Every time I read an article in relation to VCE I can find at least 10 things wrong with it - and that's not even the scary part; the scary part is that in each and every new article at least one but usually more of each of those things wrong is precisely the same as in the previous article. Sadly, if you keep repeating something long enough it becomes common knowledge and therefore, inevitably, the truth.
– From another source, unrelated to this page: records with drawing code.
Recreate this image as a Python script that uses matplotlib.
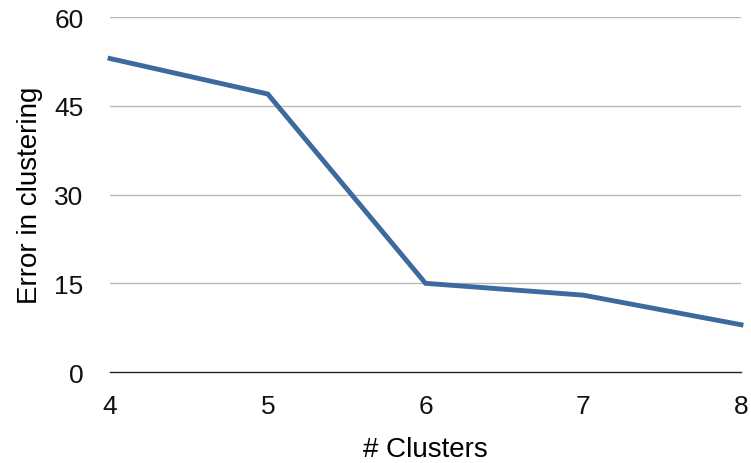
import matplotlib
matplotlib.use("Agg")
from matplotlib import pyplot as plt

clusters = [4, 5, 6, 7, 8]
errors = [53, 47, 15, 13, 8]
y_ticks = [0, 15, 30, 45, 60]

plt.rcParams["font.family"] = ["Liberation Sans", "DejaVu Sans"]

fig = plt.figure(figsize=(7.51, 4.64), dpi=100)
ax = fig.add_axes([0.1465, 0.196, 0.8402, 0.765])

for t in y_ticks[1:]:
    ax.axhline(t, color="#b8b8b8", linewidth=1.0, zorder=1)

ax.plot(clusters, errors, color="#3d6a9e", linewidth=3.5,
        solid_joinstyle="miter", clip_on=False, zorder=3)

ax.set_xlim(4, 8)
ax.set_ylim(0, 60)
ax.set_xticks(clusters)
ax.set_yticks(y_ticks)
ax.tick_params(length=0, labelsize=19, colors="#111111")
ax.tick_params(axis="x", pad=16)
ax.tick_params(axis="y", pad=19)

for side in ["top", "right", "left"]:
    ax.spines[side].set_visible(False)
ax.spines["bottom"].set_color("#222222")
ax.spines["bottom"].set_linewidth(1.0)

ax.set_xlabel("# Clusters", fontsize=20, labelpad=13)
ax.set_ylabel("Error in clustering", fontsize=20, labelpad=8)

fig.savefig("out.png", dpi=100)
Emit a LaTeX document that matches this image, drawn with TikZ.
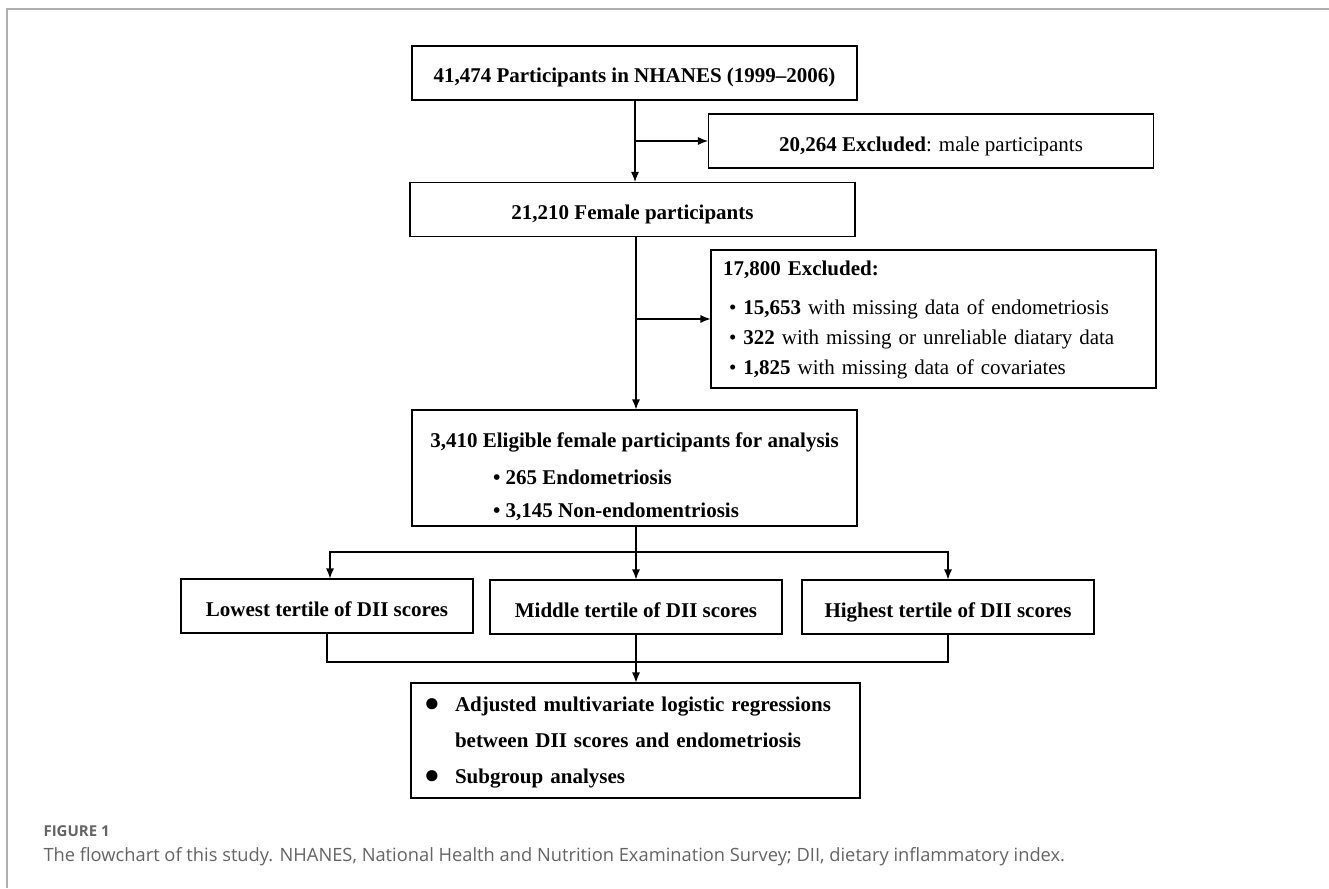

In this article however, I am finally happy to say that that was not the case. But this is probably because the article is kind of short and only has a couple of points to make. One of those points, an important one, is that of Dr Andrew Fuller who claims that, through research, he had found that "high achieving" students were the ones who had consistent approach to studying throughout the year as opposed to those who started their revision late. While Dr Fuller has found this to be the fact he has either obviously missed the reason as to why this is the case or skillfully avoided at pointing it out. (I place "high achieving" with quotation marks because achievement in VCE is not achievement in the traditional sense of the word because achievement would mean to achieve something valuable and brute forcing exams for a year is certainly not an achievement but an exercise that reduces its undertakers IQ by say 10%. If you want to know why please read my other article "VCE Fails").
Back to Dr Fuller. So the real reason why "high achieving" students (those with higher ENTERs) are the ones with consistent approach is Not because they were putting things in perspective 20mins per subject per day, but because they were better trained at the forced exam preparation (a term I defined in the article "VCE Fails"). That's really all there is to it, as I have at length described in "VCE Fails", forced exam preparation is like a magic elixir that you drink and it makes everything better. And no paper has yet stated this fact simply because it sounds too scary to be true, even though, through careful observation and reasoning, this truth becomes rather obvious.
So off you go, and if you take in properly all my advices that you can find on this blog I can everything but guarantee you a great "success" with your VCE. Again, I use quotation marks for "success" in this case because it can mean 2 things. One - you want a high ENTER and don't care about what you learn - great, I've given a recipe for that in my main article ("VCE Fails"), or two - you want to learn a lot of useful things and want to be able to enter your desired course - great again, as I have a recipe for that too in the same article, though slightly harder to achieve but still doable.